Sold at Auction

"We were conducted immediately to the merchant's yard, where we were all pent up together like so many sheep in a fold, without regard to sex or age. . . . On a signal given, such as the beat of a drum, the buyers rush at once into the yard where the slaves are confined, and make choice of that parcel they like best. The noise and clamour with which this is attended, and the eagerness visible in the countenances of the buyers, serve not a little to increase the apprehensions of the terrified Africans. . . . In this manner, without scruple, are relations and friends separated, most of them never to see each other again. . . . There were several brothers, who, in the sale, were sold in different lots; and it was very moving on this occasion to see their distress and hear their cries at parting. O, ye nominal Christians!
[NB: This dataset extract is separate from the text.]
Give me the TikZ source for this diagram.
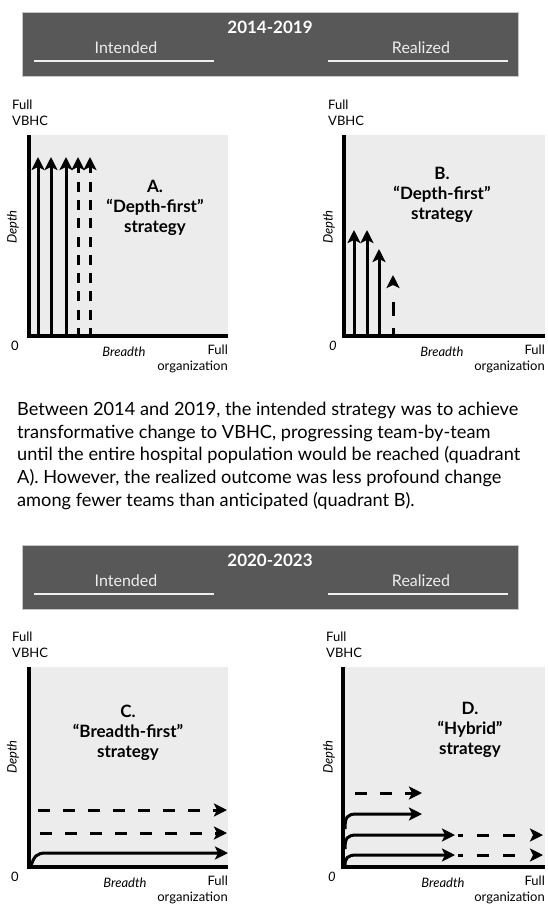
\documentclass[tikz,border=0pt]{standalone}
\usepackage{fontspec}
\setmainfont{Lato}
\usetikzlibrary{arrows.meta}
\definecolor{hdrgray}{HTML}{585858}
\definecolor{panelgray}{HTML}{ECECEC}
\definecolor{rulewhite}{HTML}{EEEEEE}
\begin{document}
\begin{tikzpicture}[x=1pt,y=-1pt,
  hdrbox/.style={fill=hdrgray, draw=gray!45, line width=0.6pt},
  hdrtitle/.style={text=white, font=\bfseries\fontsize{17}{20}\selectfont, inner sep=0pt},
  hdrlabel/.style={text=rulewhite, font=\fontsize{16}{19}\selectfont, inner sep=0pt},
  hdrrule/.style={draw=rulewhite, line width=2pt},
  panel/.style={fill=panelgray},
  axisline/.style={line width=4.5pt, line cap=butt, line join=miter},
  flow/.style={line width=3pt, -{Stealth[length=13pt,width=13pt,inset=3pt]}},
  vdash/.style={flow, dash pattern=on 10pt off 8.3pt, dash phase=4pt},
  hdash/.style={flow, dash pattern=on 12pt off 13pt},
  small/.style={font=\fontsize{13}{16}\selectfont, inner sep=0pt},
  smallit/.style={font=\itshape\fontsize{13}{16}\selectfont, inner sep=0pt},
  qtitle/.style={font=\bfseries\fontsize{17}{20}\selectfont, align=center, inner sep=0pt},
  body/.style={font=\fontsize{18.2}{22.6}\selectfont, align=left, inner sep=0pt}
]
\useasboundingbox (0,0) rectangle (547,906);

% ---------- header 2014-2019 ----------
\path[hdrbox] (22,12) rectangle (518,76);
\node[hdrtitle] (h1t) at (270,27) {2014-2019};
\node[hdrlabel] (h1i) at (126,48) {Intended};
\node[hdrlabel] (h1r) at (421,48) {Realized};
\coordinate (h1ia) at (34,61);  \coordinate (h1ib) at (214,61);
\coordinate (h1ra) at (328,61); \coordinate (h1rb) at (508,61);
\draw[hdrrule] (h1ia) -- (h1ib);
\draw[hdrrule] (h1ra) -- (h1rb);

% ---------- quadrant A ----------
\fill[panel] (29,135) rectangle (228,336);
\coordinate (Ay) at (29,135); \coordinate (Ao) at (29,336); \coordinate (Ax) at (228,336);
\draw[axisline] (Ay) -- (Ao) -- (Ax);
\foreach \i/\xx in {1/38,2/51,3/66} {
  \coordinate (Ab\i) at (\xx,334); \coordinate (At\i) at (\xx,157);
  \draw[flow] (Ab\i) -- (At\i);
}
\foreach \i/\xx in {4/78,5/90} {
  \coordinate (Ab\i) at (\xx,334); \coordinate (At\i) at (\xx,157);
  \draw[vdash] (Ab\i) -- (At\i);
}
\node[qtitle] (Aq) at (155,208) {A.\\“Depth-first”\\strategy};
\node[small, align=left, anchor=north west] (Afull) at (12,100) {Full\\VBHC};
\node[small] (Azero) at (15,346) {0};
\node[smallit, rotate=90] (Adepth) at (13,227) {Depth};
\node[smallit] (Abreadth) at (124,352) {Breadth};
\node[small, align=right, anchor=north east] (Aorg) at (228,345) {Full\\organization};

% ---------- quadrant B ----------
\fill[panel] (344,135) rectangle (545,336);
\coordinate (By) at (344,135); \coordinate (Bo) at (344,336); \coordinate (Bx) at (545,336);
\draw[axisline] (By) -- (Bo) -- (Bx);
\foreach \i/\xx/\yy in {1/354/230,2/367/230,3/379/249} {
  \coordinate (Bb\i) at (\xx,334); \coordinate (Bt\i) at (\xx,\yy);
  \draw[flow] (Bb\i) -- (Bt\i);
}
\coordinate (Bb4) at (393,334); \coordinate (Bt4) at (393,275);
\draw[flow, dash pattern=on 6pt off 12pt on 14pt off 40pt] (Bb4) -- (Bt4);
\node[qtitle] (Bq) at (442,195) {B.\\“Depth-first”\\strategy};
\node[small, align=left, anchor=north west] (Bfull) at (328,100) {Full\\VBHC};
\node[smallit] (Bzero) at (333,346) {0};
\node[smallit, rotate=90] (Bdepth) at (329,227) {Depth};
\node[smallit] (Bbreadth) at (442,352) {Breadth};
\node[small, align=right, anchor=north east] (Borg) at (545,345) {Full\\organization};

% ---------- summary text ----------
\node[body, anchor=north west] (summary) at (17,402) {Between 2014 and 2019, the intended strategy was to achieve\\
transformative change to VBHC, progressing team-by-team\\
until the entire hospital population would be reached (quadrant\\
A). However, the realized outcome was less profound change\\
among fewer teams than anticipated (quadrant B).};

% ---------- header 2020-2023 ----------
\path[hdrbox] (22,545) rectangle (518,609);
\node[hdrtitle] (h2t) at (270,560) {2020-2023};
\node[hdrlabel] (h2i) at (126,581) {Intended};
\node[hdrlabel] (h2r) at (421,581) {Realized};
\coordinate (h2ia) at (34,594);  \coordinate (h2ib) at (214,594);
\coordinate (h2ra) at (328,594); \coordinate (h2rb) at (508,594);
\draw[hdrrule] (h2ia) -- (h2ib);
\draw[hdrrule] (h2ra) -- (h2rb);

% ---------- quadrant C ----------
\fill[panel] (29,667) rectangle (228,867);
\coordinate (Cy) at (29,667); \coordinate (Co) at (29,867); \coordinate (Cx) at (228,867);
\draw[axisline] (Cy) -- (Co) -- (Cx);
\coordinate (Cs1) at (38,810); \coordinate (Ce1) at (227,810);
\coordinate (Cs2) at (40,833); \coordinate (Ce2) at (227,833);
\draw[hdash] (Cs1) -- (Ce1);
\draw[hdash] (Cs2) -- (Ce2);
\coordinate (Cs3) at (31,866); \coordinate (Ck3) at (46,853); \coordinate (Ce3) at (228,853);
\draw[flow] (Cs3) .. controls (34,856) and (37,853) .. (Ck3) -- (Ce3);
\node[qtitle] (Cq) at (128,733) {C.\\“Breadth-first”\\strategy};
\node[small, align=left, anchor=north west] (Cfull) at (12,632) {Full\\VBHC};
\node[small] (Czero) at (15,877) {0};
\node[smallit, rotate=90] (Cdepth) at (13,757) {Depth};
\node[smallit] (Cbreadth) at (125,883) {Breadth};
\node[small, align=right, anchor=north east] (Corg) at (228,876) {Full\\organization};

% ---------- quadrant D ----------
\fill[panel] (343,667) rectangle (545,867);
\coordinate (Dy) at (343,667); \coordinate (Do) at (343,867); \coordinate (Dx) at (545,867);
\draw[axisline] (Dy) -- (Do) -- (Dx);
\coordinate (Ds1) at (355,793); \coordinate (De1) at (422,793);
\draw[hdash] (Ds1) -- (De1);
\coordinate (Ds2) at (345,829); \coordinate (Dk2) at (357,814); \coordinate (De2) at (422,814);
\draw[flow] (Ds2) .. controls (345,817) and (347,814) .. (Dk2) -- (De2);
\coordinate (Ds3) at (345,849); \coordinate (Dk3) at (357,835); \coordinate (De3) at (455,835);
\draw[flow] (Ds3) .. controls (345,838) and (347,835) .. (Dk3) -- (De3);
\coordinate (Ds4) at (345,866); \coordinate (Dk4) at (357,855); \coordinate (De4) at (455,855);
\draw[flow] (Ds4) .. controls (345,858) and (347,855) .. (Dk4) -- (De4);
\coordinate (Dx3) at (458,835); \coordinate (Df3) at (543,835);
\coordinate (Dx4) at (458,855); \coordinate (Df4) at (543,855);
\draw[flow, dash pattern=on 5pt off 14pt on 12pt off 14pt on 12pt off 40pt] (Dx3) -- (Df3);
\draw[flow, dash pattern=on 5pt off 14pt on 12pt off 14pt on 12pt off 40pt] (Dx4) -- (Df4);
\node[qtitle] (Dq) at (470,730) {D.\\“Hybrid”\\strategy};
\node[small, align=left, anchor=north west] (Dfull) at (326,632) {Full\\VBHC};
\node[smallit] (Dzero) at (332,877) {0};
\node[smallit, rotate=90] (Ddepth) at (329,757) {Depth};
\node[smallit] (Dbreadth) at (443,883) {Breadth};
\node[small, align=right, anchor=north east] (Dorg) at (545,876) {Full\\organization};
\end{tikzpicture}
\end{document}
Might not an African ask you, 'learned you this from your god, who says unto you, Do unto all men as you would men should do unto you? Is it not enough that we are torn from our country and friends, to toil for your luxury and lust of gain? Must every tender feeling be likewise sacrificed to your avarice? . . . Why are parents to lose their children, brothers their sisters, or husbands their wives? Surely this is a new refinement in cruelty . . . and adds fresh horrors even to the wretchedness of slavery.'"

--The Interesting Narrative of the Life of Olaudah Equiano, or Gustavus Vassa (1789).